_Objective_
Extract the records in full, leaving every picture out.
─── Stored records ───
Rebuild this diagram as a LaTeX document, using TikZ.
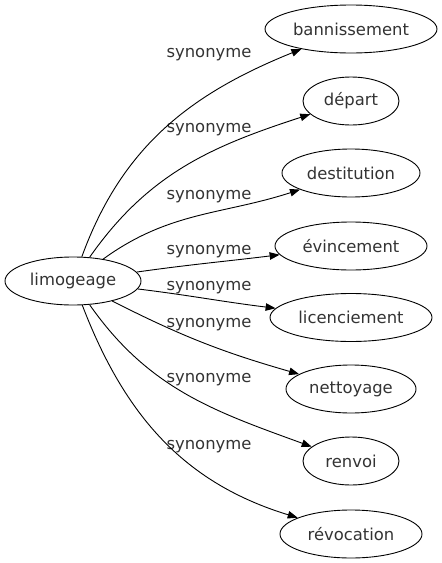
\documentclass[tikz,border=0pt]{standalone}
\usepackage{fontspec}
\setmainfont{DejaVu Sans}
\usetikzlibrary{shapes.geometric,arrows.meta}
\definecolor{txt}{HTML}{333333}
\begin{document}
\begin{tikzpicture}[x=1pt,y=-1pt,
  term/.style={draw=black,line width=0.9pt,ellipse,inner sep=0pt,minimum height=48pt,text=txt,font=\fontsize{16.4}{18}\selectfont},
  lbl/.style={text=txt,font=\fontsize{16.4}{18}\selectfont,inner sep=0pt},
  edge/.style={draw=black,line width=0.9pt,-{Triangle[length=10pt,width=7.5pt]}}]
\useasboundingbox (0,0) rectangle (442,563);
\node[term,minimum width=136pt] (src) at (73,281) {limogeage};
\node[term,minimum width=172pt] (t1) at (351,29) {bannissement};
\node[term,minimum width=96pt] (t2) at (351,101) {départ};
\node[term,minimum width=138pt] (t3) at (351,173) {destitution};
\node[term,minimum width=152pt] (t4) at (351,246) {évincement};
\node[term,minimum width=162pt] (t5) at (351,317.5) {licenciement};
\node[term,minimum width=130pt] (t6) at (351,389) {nettoyage};
\node[term,minimum width=96pt] (t7) at (351,461) {renvoi};
\node[term,minimum width=142pt] (t8) at (351,534) {révocation};
\node[lbl] (l1) at (209,55) {synonyme};
\node[lbl] (l2) at (209,130) {synonyme};
\node[lbl] (l3) at (209,197) {synonyme};
\node[lbl] (l4) at (209,252) {synonyme};
\node[lbl] (l5) at (209,288) {synonyme};
\node[lbl] (l6) at (209,325) {synonyme};
\node[lbl] (l7) at (209,380) {synonyme};
\node[lbl] (l8) at (209,447) {synonyme};
\draw[edge] (src) to[out=70,in=202] (t1);
\draw[edge] (src) to[out=55,in=198] (t2);
\draw[edge] (src) to[out=36,in=198] (t3);
\draw[edge] (src) to[out=8,in=187] (t4);
\draw[edge] (src) to[out=-7,in=173] (t5);
\draw[edge] (src) to[out=-27,in=164] (t6);
\draw[edge] (src) to[out=-55,in=160] (t7);
\draw[edge] (src) to[out=-69,in=163] (t8);
\end{tikzpicture}
\end{document}
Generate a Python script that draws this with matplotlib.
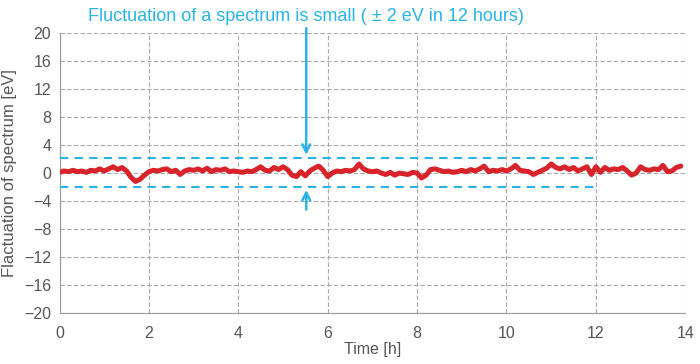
import numpy as np
import matplotlib.pyplot as plt

plt.rcParams['font.family'] = ['Liberation Sans', 'DejaVu Sans']

# time in hours, 0.1 h steps
time_h = np.round(np.arange(0, 14.0, 0.1), 1)
fluct = [
    0.1, 0.3, 0.2, 0.4, 0.2, 0.3, 0.1, 0.4, 0.3, 0.6,
    0.3, 0.6, 0.9, 0.5, 0.8, 0.3, -0.6, -1.2, -0.9, -0.3,
    0.2, 0.4, 0.3, 0.5, 0.6, 0.2, 0.4, -0.2, 0.3, 0.5,
    0.4, 0.6, 0.3, 0.7, 0.2, 0.5, 0.4, 0.6, 0.2, 0.3,
    0.2, 0.1, 0.3, 0.2, 0.5, 0.9, 0.4, 0.3, 0.8, 0.5,
    0.9, 0.5, -0.3, -0.5, 0.2, -0.4, 0.3, 0.7, 1.0, 0.4,
    -0.5, 0.0, 0.3, 0.2, 0.4, 0.3, 0.5, 1.3, 0.6, 0.3,
    0.2, 0.3, 0.0, -0.2, 0.1, -0.3, 0.0, -0.1, -0.2, 0.1,
    0.0, -0.7, -0.3, 0.5, 0.6, 0.4, 0.2, 0.3, 0.1, 0.2,
    0.4, 0.2, 0.5, 0.3, 0.6, 1.0, 0.2, 0.4, 0.3, 0.5,
    0.3, 0.6, 1.1, 0.4, 0.3, 0.2, -0.2, 0.1, 0.4, 0.7,
    1.3, 0.8, 0.6, 0.9, 0.5, 0.8, 0.3, 0.6, 0.9, -0.2,
    0.9, 0.1, 0.8, 0.4, 0.6, 0.5, 0.8, 0.3, -0.3, 0.0,
    0.9, 0.5, 0.4, 0.6, 0.5, 1.1, 0.2, 0.3, 0.8, 1.0,
]
band_upper = 2.2
band_lower = -2.0
band_end = 12
arrow_x = 5.52

blue = '#29b3e6'
grey = '#555555'

fig = plt.figure(figsize=(7, 3.64), dpi=100)
ax = fig.add_axes([0.085, 0.14, 0.894, 0.769])

ax.plot(time_h, fluct, color='#d9232b', lw=3.6, solid_capstyle='round', zorder=3)

ax.hlines([band_upper, band_lower], 0, band_end, colors=blue, linestyles=(0, (4, 3)), lw=1.5, zorder=4)

ax.annotate('', xy=(arrow_x, band_upper), xytext=(arrow_x, 21.1),
            arrowprops=dict(arrowstyle='->', color=blue, lw=1.8, mutation_scale=14),
            annotation_clip=False)
ax.annotate('', xy=(arrow_x, band_lower), xytext=(arrow_x, -5.6),
            arrowprops=dict(arrowstyle='->', color=blue, lw=1.8, mutation_scale=14),
            annotation_clip=False)

fig.text(0.437, 0.955, 'Fluctuation of a spectrum is small ( \u00b1 2 eV in 12 hours)',
         color=blue, fontsize=13, ha='center', va='center')

ax.set_xlim(0, 14)
ax.set_ylim(-20, 20)
ax.set_xticks(np.arange(0, 15, 2))
ax.set_yticks(np.arange(-20, 21, 4))
ax.grid(True, color='#aaaaaa', ls=(0, (4, 2)), lw=0.8)
ax.set_axisbelow(True)
for s in ['top', 'right']:
    ax.spines[s].set_visible(False)
for s in ['left', 'bottom']:
    ax.spines[s].set_color('#999999')
ax.tick_params(axis='x', pad=9)
ax.tick_params(axis='y', pad=6)
ax.tick_params(length=0, labelsize=11.5, colors=grey)
ax.set_xlabel('Time [h]', fontsize=11.5, color=grey, labelpad=1)
ax.set_ylabel('Flactuation of spectrum [eV]', fontsize=12, color=grey, labelpad=5)

fig.savefig('out.png', dpi=100)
───
_Task response_
Rebuild this diagram as a LaTeX document, using TikZ.
\documentclass[tikz,border=0pt]{standalone}
\usepackage{fontspec}
\setmainfont{DejaVu Sans}
\usetikzlibrary{shapes.geometric,arrows.meta}
\definecolor{txt}{HTML}{333333}
\begin{document}
\begin{tikzpicture}[x=1pt,y=-1pt,
  term/.style={draw=black,line width=0.9pt,ellipse,inner sep=0pt,minimum height=48pt,text=txt,font=\fontsize{16.4}{18}\selectfont},
  lbl/.style={text=txt,font=\fontsize{16.4}{18}\selectfont,inner sep=0pt},
  edge/.style={draw=black,line width=0.9pt,-{Triangle[length=10pt,width=7.5pt]}}]
\useasboundingbox (0,0) rectangle (442,563);
\node[term,minimum width=136pt] (src) at (73,281) {limogeage};
\node[term,minimum width=172pt] (t1) at (351,29) {bannissement};
\node[term,minimum width=96pt] (t2) at (351,101) {départ};
\node[term,minimum width=138pt] (t3) at (351,173) {destitution};
\node[term,minimum width=152pt] (t4) at (351,246) {évincement};
\node[term,minimum width=162pt] (t5) at (351,317.5) {licenciement};
\node[term,minimum width=130pt] (t6) at (351,389) {nettoyage};
\node[term,minimum width=96pt] (t7) at (351,461) {renvoi};
\node[term,minimum width=142pt] (t8) at (351,534) {révocation};
\node[lbl] (l1) at (209,55) {synonyme};
\node[lbl] (l2) at (209,130) {synonyme};
\node[lbl] (l3) at (209,197) {synonyme};
\node[lbl] (l4) at (209,252) {synonyme};
\node[lbl] (l5) at (209,288) {synonyme};
\node[lbl] (l6) at (209,325) {synonyme};
\node[lbl] (l7) at (209,380) {synonyme};
\node[lbl] (l8) at (209,447) {synonyme};
\draw[edge] (src) to[out=70,in=202] (t1);
\draw[edge] (src) to[out=55,in=198] (t2);
\draw[edge] (src) to[out=36,in=198] (t3);
\draw[edge] (src) to[out=8,in=187] (t4);
\draw[edge] (src) to[out=-7,in=173] (t5);
\draw[edge] (src) to[out=-27,in=164] (t6);
\draw[edge] (src) to[out=-55,in=160] (t7);
\draw[edge] (src) to[out=-69,in=163] (t8);
\end{tikzpicture}
\end{document}
Generate a Python script that draws this with matplotlib.
import numpy as np
import matplotlib.pyplot as plt

plt.rcParams['font.family'] = ['Liberation Sans', 'DejaVu Sans']

# time in hours, 0.1 h steps
time_h = np.round(np.arange(0, 14.0, 0.1), 1)
fluct = [
    0.1, 0.3, 0.2, 0.4, 0.2, 0.3, 0.1, 0.4, 0.3, 0.6,
    0.3, 0.6, 0.9, 0.5, 0.8, 0.3, -0.6, -1.2, -0.9, -0.3,
    0.2, 0.4, 0.3, 0.5, 0.6, 0.2, 0.4, -0.2, 0.3, 0.5,
    0.4, 0.6, 0.3, 0.7, 0.2, 0.5, 0.4, 0.6, 0.2, 0.3,
    0.2, 0.1, 0.3, 0.2, 0.5, 0.9, 0.4, 0.3, 0.8, 0.5,
    0.9, 0.5, -0.3, -0.5, 0.2, -0.4, 0.3, 0.7, 1.0, 0.4,
    -0.5, 0.0, 0.3, 0.2, 0.4, 0.3, 0.5, 1.3, 0.6, 0.3,
    0.2, 0.3, 0.0, -0.2, 0.1, -0.3, 0.0, -0.1, -0.2, 0.1,
    0.0, -0.7, -0.3, 0.5, 0.6, 0.4, 0.2, 0.3, 0.1, 0.2,
    0.4, 0.2, 0.5, 0.3, 0.6, 1.0, 0.2, 0.4, 0.3, 0.5,
    0.3, 0.6, 1.1, 0.4, 0.3, 0.2, -0.2, 0.1, 0.4, 0.7,
    1.3, 0.8, 0.6, 0.9, 0.5, 0.8, 0.3, 0.6, 0.9, -0.2,
    0.9, 0.1, 0.8, 0.4, 0.6, 0.5, 0.8, 0.3, -0.3, 0.0,
    0.9, 0.5, 0.4, 0.6, 0.5, 1.1, 0.2, 0.3, 0.8, 1.0,
]
band_upper = 2.2
band_lower = -2.0
band_end = 12
arrow_x = 5.52

blue = '#29b3e6'
grey = '#555555'

fig = plt.figure(figsize=(7, 3.64), dpi=100)
ax = fig.add_axes([0.085, 0.14, 0.894, 0.769])

ax.plot(time_h, fluct, color='#d9232b', lw=3.6, solid_capstyle='round', zorder=3)

ax.hlines([band_upper, band_lower], 0, band_end, colors=blue, linestyles=(0, (4, 3)), lw=1.5, zorder=4)

ax.annotate('', xy=(arrow_x, band_upper), xytext=(arrow_x, 21.1),
            arrowprops=dict(arrowstyle='->', color=blue, lw=1.8, mutation_scale=14),
            annotation_clip=False)
ax.annotate('', xy=(arrow_x, band_lower), xytext=(arrow_x, -5.6),
            arrowprops=dict(arrowstyle='->', color=blue, lw=1.8, mutation_scale=14),
            annotation_clip=False)

fig.text(0.437, 0.955, 'Fluctuation of a spectrum is small ( \u00b1 2 eV in 12 hours)',
         color=blue, fontsize=13, ha='center', va='center')

ax.set_xlim(0, 14)
ax.set_ylim(-20, 20)
ax.set_xticks(np.arange(0, 15, 2))
ax.set_yticks(np.arange(-20, 21, 4))
ax.grid(True, color='#aaaaaa', ls=(0, (4, 2)), lw=0.8)
ax.set_axisbelow(True)
for s in ['top', 'right']:
    ax.spines[s].set_visible(False)
for s in ['left', 'bottom']:
    ax.spines[s].set_color('#999999')
ax.tick_params(axis='x', pad=9)
ax.tick_params(axis='y', pad=6)
ax.tick_params(length=0, labelsize=11.5, colors=grey)
ax.set_xlabel('Time [h]', fontsize=11.5, color=grey, labelpad=1)
ax.set_ylabel('Flactuation of spectrum [eV]', fontsize=12, color=grey, labelpad=5)

fig.savefig('out.png', dpi=100)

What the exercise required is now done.